— START OF Task input —
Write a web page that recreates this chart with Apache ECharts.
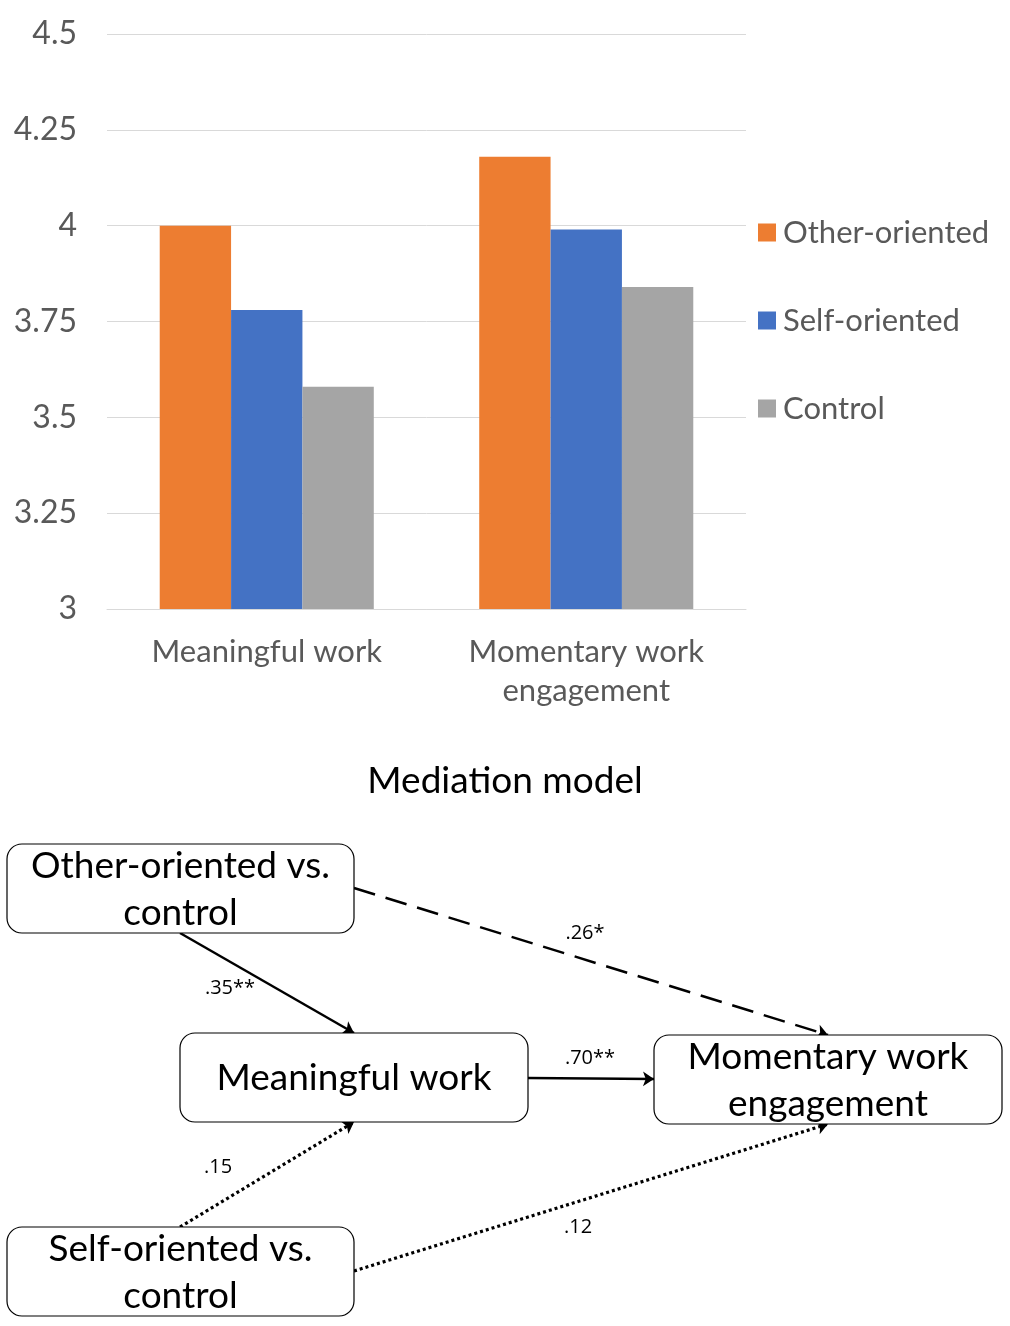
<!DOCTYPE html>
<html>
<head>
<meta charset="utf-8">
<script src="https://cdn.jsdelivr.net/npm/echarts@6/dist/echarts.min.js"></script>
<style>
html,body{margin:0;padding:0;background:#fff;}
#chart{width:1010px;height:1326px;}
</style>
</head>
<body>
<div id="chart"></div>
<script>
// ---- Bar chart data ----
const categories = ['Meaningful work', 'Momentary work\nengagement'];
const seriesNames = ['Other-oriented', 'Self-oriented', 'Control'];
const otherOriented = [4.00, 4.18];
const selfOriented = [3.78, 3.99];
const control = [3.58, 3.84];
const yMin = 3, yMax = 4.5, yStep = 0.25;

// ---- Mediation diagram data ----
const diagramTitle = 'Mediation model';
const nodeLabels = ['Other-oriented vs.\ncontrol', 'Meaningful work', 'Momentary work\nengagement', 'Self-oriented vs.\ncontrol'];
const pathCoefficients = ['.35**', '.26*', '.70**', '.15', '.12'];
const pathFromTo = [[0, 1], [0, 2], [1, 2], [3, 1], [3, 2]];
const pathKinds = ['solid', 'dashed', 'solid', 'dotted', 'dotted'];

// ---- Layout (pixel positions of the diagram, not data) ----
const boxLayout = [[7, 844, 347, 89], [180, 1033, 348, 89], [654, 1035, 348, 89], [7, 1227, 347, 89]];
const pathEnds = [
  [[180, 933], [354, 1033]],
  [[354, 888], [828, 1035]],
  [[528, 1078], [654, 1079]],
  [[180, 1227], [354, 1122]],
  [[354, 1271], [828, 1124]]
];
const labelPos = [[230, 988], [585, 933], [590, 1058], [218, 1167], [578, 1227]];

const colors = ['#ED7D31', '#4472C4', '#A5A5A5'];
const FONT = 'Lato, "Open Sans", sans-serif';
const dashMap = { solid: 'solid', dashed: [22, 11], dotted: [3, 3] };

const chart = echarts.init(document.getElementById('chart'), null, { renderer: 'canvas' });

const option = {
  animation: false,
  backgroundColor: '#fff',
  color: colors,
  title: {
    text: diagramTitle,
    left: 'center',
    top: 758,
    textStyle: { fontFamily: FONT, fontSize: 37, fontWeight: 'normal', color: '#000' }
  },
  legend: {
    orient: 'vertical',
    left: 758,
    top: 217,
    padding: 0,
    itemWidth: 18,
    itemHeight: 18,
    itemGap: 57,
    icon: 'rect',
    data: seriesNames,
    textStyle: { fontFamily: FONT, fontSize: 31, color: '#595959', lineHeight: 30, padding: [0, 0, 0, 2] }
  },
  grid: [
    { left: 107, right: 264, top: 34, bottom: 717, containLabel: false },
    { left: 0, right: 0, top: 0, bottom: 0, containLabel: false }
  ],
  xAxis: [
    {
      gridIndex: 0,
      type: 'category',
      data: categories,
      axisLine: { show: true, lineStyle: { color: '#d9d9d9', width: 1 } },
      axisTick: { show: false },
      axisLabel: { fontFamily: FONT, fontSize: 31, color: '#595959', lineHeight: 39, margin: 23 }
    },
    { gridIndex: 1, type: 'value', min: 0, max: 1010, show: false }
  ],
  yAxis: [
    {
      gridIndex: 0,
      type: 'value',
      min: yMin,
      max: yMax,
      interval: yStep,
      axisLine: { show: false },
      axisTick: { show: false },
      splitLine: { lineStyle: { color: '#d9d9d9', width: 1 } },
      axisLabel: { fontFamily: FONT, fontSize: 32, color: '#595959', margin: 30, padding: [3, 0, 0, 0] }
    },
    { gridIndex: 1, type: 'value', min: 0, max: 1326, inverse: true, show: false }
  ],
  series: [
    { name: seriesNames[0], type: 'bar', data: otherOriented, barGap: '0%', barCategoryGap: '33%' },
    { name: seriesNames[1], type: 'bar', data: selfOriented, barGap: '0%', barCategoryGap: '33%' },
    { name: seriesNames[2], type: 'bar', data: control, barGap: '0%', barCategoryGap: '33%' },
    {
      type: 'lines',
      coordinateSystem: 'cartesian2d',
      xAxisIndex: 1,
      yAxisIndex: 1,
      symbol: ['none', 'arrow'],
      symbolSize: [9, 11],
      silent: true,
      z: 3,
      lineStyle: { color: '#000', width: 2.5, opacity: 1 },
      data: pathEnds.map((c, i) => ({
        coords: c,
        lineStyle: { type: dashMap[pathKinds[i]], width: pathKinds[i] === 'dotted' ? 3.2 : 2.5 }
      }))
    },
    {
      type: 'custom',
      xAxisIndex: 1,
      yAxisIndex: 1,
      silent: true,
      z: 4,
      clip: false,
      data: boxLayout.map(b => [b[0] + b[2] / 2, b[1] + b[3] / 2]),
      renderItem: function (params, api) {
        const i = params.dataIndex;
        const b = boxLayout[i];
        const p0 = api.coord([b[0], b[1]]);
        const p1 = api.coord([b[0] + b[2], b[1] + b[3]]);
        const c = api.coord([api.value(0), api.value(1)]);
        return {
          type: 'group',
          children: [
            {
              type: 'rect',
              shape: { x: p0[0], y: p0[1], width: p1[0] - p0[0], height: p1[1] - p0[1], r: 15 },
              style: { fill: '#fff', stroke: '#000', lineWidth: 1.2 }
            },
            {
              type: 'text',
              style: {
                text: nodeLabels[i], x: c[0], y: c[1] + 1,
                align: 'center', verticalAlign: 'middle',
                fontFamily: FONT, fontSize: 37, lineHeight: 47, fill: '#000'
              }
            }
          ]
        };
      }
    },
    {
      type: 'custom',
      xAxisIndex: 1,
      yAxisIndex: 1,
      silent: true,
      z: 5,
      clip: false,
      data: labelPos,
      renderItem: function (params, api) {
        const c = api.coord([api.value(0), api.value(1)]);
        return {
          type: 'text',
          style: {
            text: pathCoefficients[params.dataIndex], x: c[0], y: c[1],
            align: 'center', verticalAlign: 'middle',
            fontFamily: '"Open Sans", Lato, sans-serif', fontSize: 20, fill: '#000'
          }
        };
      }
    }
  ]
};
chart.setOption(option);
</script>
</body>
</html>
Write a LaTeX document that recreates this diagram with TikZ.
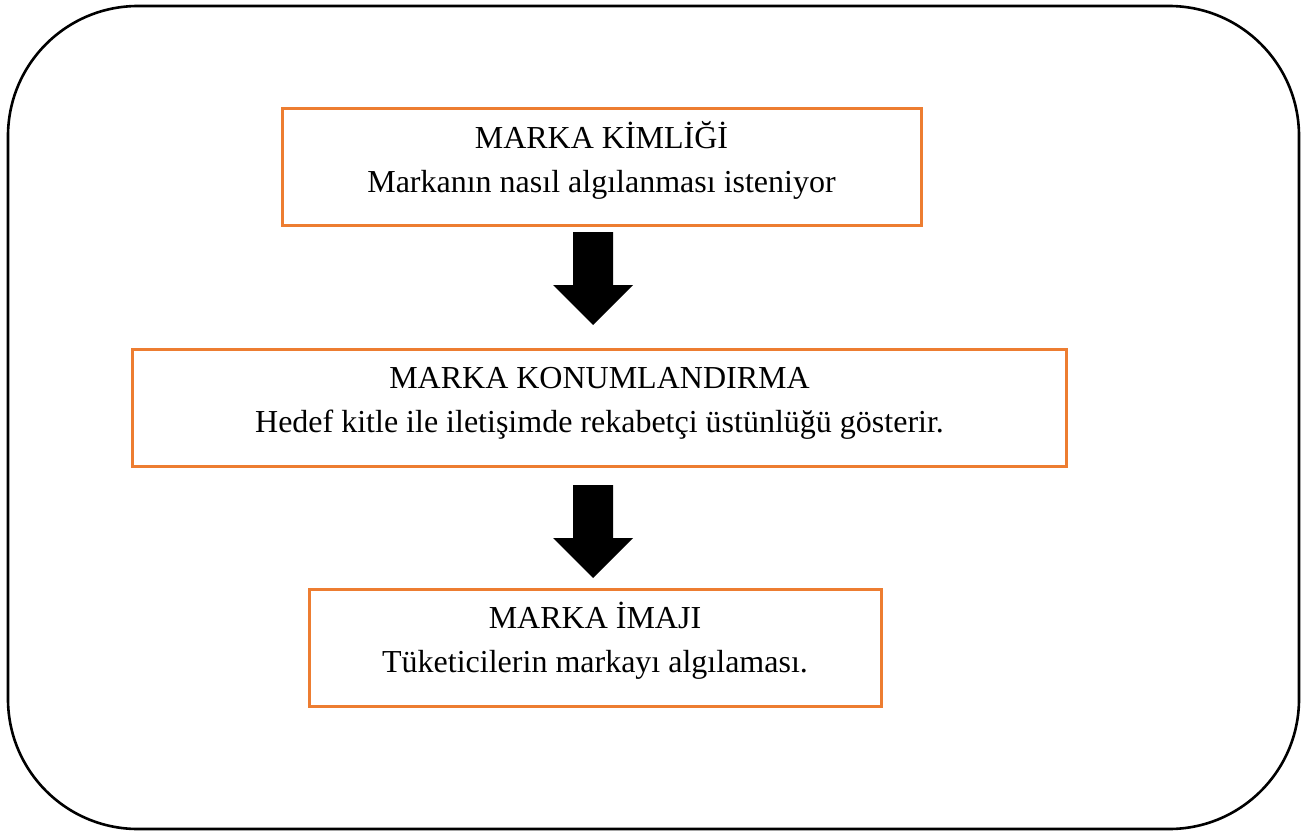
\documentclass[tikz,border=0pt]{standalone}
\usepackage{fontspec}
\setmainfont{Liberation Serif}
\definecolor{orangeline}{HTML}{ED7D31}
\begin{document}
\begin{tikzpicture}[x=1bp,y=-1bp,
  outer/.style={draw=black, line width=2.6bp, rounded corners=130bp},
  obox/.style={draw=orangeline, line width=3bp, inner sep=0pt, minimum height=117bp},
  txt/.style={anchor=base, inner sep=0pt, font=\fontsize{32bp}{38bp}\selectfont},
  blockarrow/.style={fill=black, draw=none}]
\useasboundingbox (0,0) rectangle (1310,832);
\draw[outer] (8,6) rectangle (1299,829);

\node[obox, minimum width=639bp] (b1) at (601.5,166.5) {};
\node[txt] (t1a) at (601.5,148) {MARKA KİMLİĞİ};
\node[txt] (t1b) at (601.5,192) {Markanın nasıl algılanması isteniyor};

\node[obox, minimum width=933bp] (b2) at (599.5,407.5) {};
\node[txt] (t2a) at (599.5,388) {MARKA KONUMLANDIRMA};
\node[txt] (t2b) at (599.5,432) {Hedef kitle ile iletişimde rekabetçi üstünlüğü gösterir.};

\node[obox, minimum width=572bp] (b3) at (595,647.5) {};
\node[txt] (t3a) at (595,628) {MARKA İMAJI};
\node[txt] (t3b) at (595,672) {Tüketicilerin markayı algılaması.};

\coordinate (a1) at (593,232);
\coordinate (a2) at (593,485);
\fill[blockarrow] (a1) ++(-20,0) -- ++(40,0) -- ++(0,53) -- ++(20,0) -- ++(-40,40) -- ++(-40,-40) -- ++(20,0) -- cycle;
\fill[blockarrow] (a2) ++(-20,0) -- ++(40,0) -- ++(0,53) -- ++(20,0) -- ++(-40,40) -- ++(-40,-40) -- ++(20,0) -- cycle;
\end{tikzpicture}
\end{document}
— END OF Task input —
From the opening line of the listing above through the line bearing "const yMin = 3, yMax = 4.5, yStep = 0.25;", repeat each line exactly. Drop every picture.

• **Completed exercise**
Write a web page that recreates this chart with Apache ECharts.
<!DOCTYPE html>
<html>
<head>
<meta charset="utf-8">
<script src="https://cdn.jsdelivr.net/npm/echarts@6/dist/echarts.min.js"></script>
<style>
html,body{margin:0;padding:0;background:#fff;}
#chart{width:1010px;height:1326px;}
</style>
</head>
<body>
<div id="chart"></div>
<script>
// ---- Bar chart data ----
const categories = ['Meaningful work', 'Momentary work\nengagement'];
const seriesNames = ['Other-oriented', 'Self-oriented', 'Control'];
const otherOriented = [4.00, 4.18];
const selfOriented = [3.78, 3.99];
const control = [3.58, 3.84];
const yMin = 3, yMax = 4.5, yStep = 0.25;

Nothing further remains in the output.